Transcribe every line exactly. Leave the pictures behind.
##########
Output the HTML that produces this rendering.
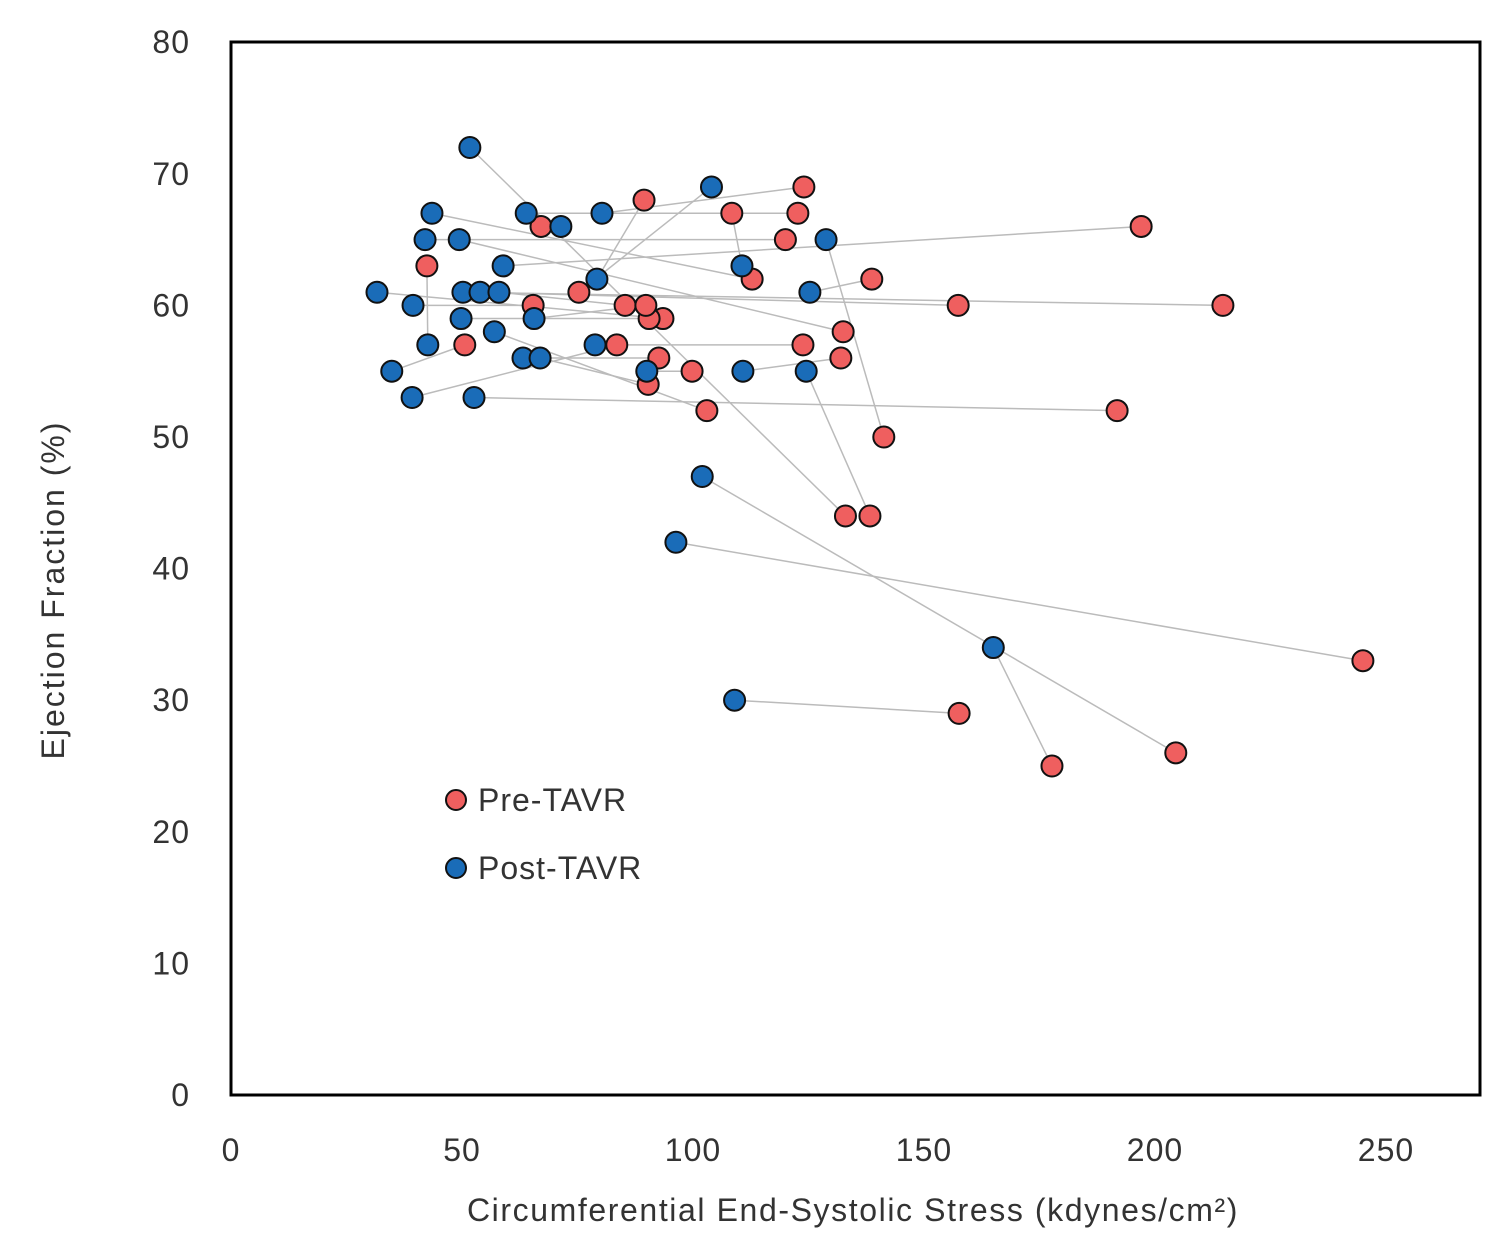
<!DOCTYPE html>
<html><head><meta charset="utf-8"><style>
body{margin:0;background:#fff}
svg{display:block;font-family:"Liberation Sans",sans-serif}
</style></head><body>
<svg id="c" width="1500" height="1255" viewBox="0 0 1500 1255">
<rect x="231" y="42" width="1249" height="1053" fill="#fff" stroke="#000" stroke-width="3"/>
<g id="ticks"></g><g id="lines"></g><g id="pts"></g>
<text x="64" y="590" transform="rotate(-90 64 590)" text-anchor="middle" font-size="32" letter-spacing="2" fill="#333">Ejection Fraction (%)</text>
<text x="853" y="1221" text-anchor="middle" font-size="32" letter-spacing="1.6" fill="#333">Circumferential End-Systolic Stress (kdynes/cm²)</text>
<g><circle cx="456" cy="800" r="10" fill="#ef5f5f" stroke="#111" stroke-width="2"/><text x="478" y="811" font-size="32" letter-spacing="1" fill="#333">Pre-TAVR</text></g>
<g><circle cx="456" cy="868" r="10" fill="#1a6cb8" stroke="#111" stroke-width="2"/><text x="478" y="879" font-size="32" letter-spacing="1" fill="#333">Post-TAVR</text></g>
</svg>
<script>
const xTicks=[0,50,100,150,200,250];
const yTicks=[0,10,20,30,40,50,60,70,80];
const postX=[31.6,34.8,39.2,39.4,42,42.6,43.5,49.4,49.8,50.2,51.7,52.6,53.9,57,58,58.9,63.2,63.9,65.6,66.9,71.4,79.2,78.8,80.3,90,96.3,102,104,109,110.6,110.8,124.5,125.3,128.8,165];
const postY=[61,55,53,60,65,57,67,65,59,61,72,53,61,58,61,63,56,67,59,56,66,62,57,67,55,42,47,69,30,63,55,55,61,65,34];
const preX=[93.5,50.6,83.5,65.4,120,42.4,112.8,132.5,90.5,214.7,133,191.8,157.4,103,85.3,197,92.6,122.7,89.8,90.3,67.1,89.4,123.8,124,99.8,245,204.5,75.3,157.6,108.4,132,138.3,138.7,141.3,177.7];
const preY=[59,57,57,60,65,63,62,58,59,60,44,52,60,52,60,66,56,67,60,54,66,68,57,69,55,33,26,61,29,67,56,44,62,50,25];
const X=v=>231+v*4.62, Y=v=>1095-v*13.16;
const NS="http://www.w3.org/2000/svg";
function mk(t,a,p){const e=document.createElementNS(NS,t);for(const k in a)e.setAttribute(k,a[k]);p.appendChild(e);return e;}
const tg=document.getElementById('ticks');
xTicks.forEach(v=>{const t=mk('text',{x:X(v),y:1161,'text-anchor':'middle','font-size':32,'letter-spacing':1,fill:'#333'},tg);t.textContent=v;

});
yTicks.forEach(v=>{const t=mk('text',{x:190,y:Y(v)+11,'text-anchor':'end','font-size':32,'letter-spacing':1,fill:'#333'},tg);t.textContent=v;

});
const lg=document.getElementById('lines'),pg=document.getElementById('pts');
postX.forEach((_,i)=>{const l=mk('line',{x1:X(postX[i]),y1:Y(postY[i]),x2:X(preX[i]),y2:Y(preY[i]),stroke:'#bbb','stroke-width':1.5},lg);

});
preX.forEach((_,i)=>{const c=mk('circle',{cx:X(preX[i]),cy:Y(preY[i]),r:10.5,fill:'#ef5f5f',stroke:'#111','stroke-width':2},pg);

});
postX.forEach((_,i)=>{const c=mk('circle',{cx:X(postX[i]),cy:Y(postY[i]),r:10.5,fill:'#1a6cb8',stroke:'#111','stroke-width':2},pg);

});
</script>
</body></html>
##########
### Problem solution
Output the HTML that produces this rendering.
<!DOCTYPE html>
<html><head><meta charset="utf-8"><style>
body{margin:0;background:#fff}
svg{display:block;font-family:"Liberation Sans",sans-serif}
</style></head><body>
<svg id="c" width="1500" height="1255" viewBox="0 0 1500 1255">
<rect x="231" y="42" width="1249" height="1053" fill="#fff" stroke="#000" stroke-width="3"/>
<g id="ticks"></g><g id="lines"></g><g id="pts"></g>
<text x="64" y="590" transform="rotate(-90 64 590)" text-anchor="middle" font-size="32" letter-spacing="2" fill="#333">Ejection Fraction (%)</text>
<text x="853" y="1221" text-anchor="middle" font-size="32" letter-spacing="1.6" fill="#333">Circumferential End-Systolic Stress (kdynes/cm²)</text>
<g><circle cx="456" cy="800" r="10" fill="#ef5f5f" stroke="#111" stroke-width="2"/><text x="478" y="811" font-size="32" letter-spacing="1" fill="#333">Pre-TAVR</text></g>
<g><circle cx="456" cy="868" r="10" fill="#1a6cb8" stroke="#111" stroke-width="2"/><text x="478" y="879" font-size="32" letter-spacing="1" fill="#333">Post-TAVR</text></g>
</svg>
<script>
const xTicks=[0,50,100,150,200,250];
const yTicks=[0,10,20,30,40,50,60,70,80];
const postX=[31.6,34.8,39.2,39.4,42,42.6,43.5,49.4,49.8,50.2,51.7,52.6,53.9,57,58,58.9,63.2,63.9,65.6,66.9,71.4,79.2,78.8,80.3,90,96.3,102,104,109,110.6,110.8,124.5,125.3,128.8,165];
const postY=[61,55,53,60,65,57,67,65,59,61,72,53,61,58,61,63,56,67,59,56,66,62,57,67,55,42,47,69,30,63,55,55,61,65,34];
const preX=[93.5,50.6,83.5,65.4,120,42.4,112.8,132.5,90.5,214.7,133,191.8,157.4,103,85.3,197,92.6,122.7,89.8,90.3,67.1,89.4,123.8,124,99.8,245,204.5,75.3,157.6,108.4,132,138.3,138.7,141.3,177.7];
const preY=[59,57,57,60,65,63,62,58,59,60,44,52,60,52,60,66,56,67,60,54,66,68,57,69,55,33,26,61,29,67,56,44,62,50,25];
const X=v=>231+v*4.62, Y=v=>1095-v*13.16;
const NS="http://www.w3.org/2000/svg";
function mk(t,a,p){const e=document.createElementNS(NS,t);for(const k in a)e.setAttribute(k,a[k]);p.appendChild(e);return e;}
const tg=document.getElementById('ticks');
xTicks.forEach(v=>{const t=mk('text',{x:X(v),y:1161,'text-anchor':'middle','font-size':32,'letter-spacing':1,fill:'#333'},tg);t.textContent=v;

});
yTicks.forEach(v=>{const t=mk('text',{x:190,y:Y(v)+11,'text-anchor':'end','font-size':32,'letter-spacing':1,fill:'#333'},tg);t.textContent=v;

});
const lg=document.getElementById('lines'),pg=document.getElementById('pts');
postX.forEach((_,i)=>{const l=mk('line',{x1:X(postX[i]),y1:Y(postY[i]),x2:X(preX[i]),y2:Y(preY[i]),stroke:'#bbb','stroke-width':1.5},lg);

});
preX.forEach((_,i)=>{const c=mk('circle',{cx:X(preX[i]),cy:Y(preY[i]),r:10.5,fill:'#ef5f5f',stroke:'#111','stroke-width':2},pg);

});
postX.forEach((_,i)=>{const c=mk('circle',{cx:X(postX[i]),cy:Y(postY[i]),r:10.5,fill:'#1a6cb8',stroke:'#111','stroke-width':2},pg);

});
</script>
</body></html>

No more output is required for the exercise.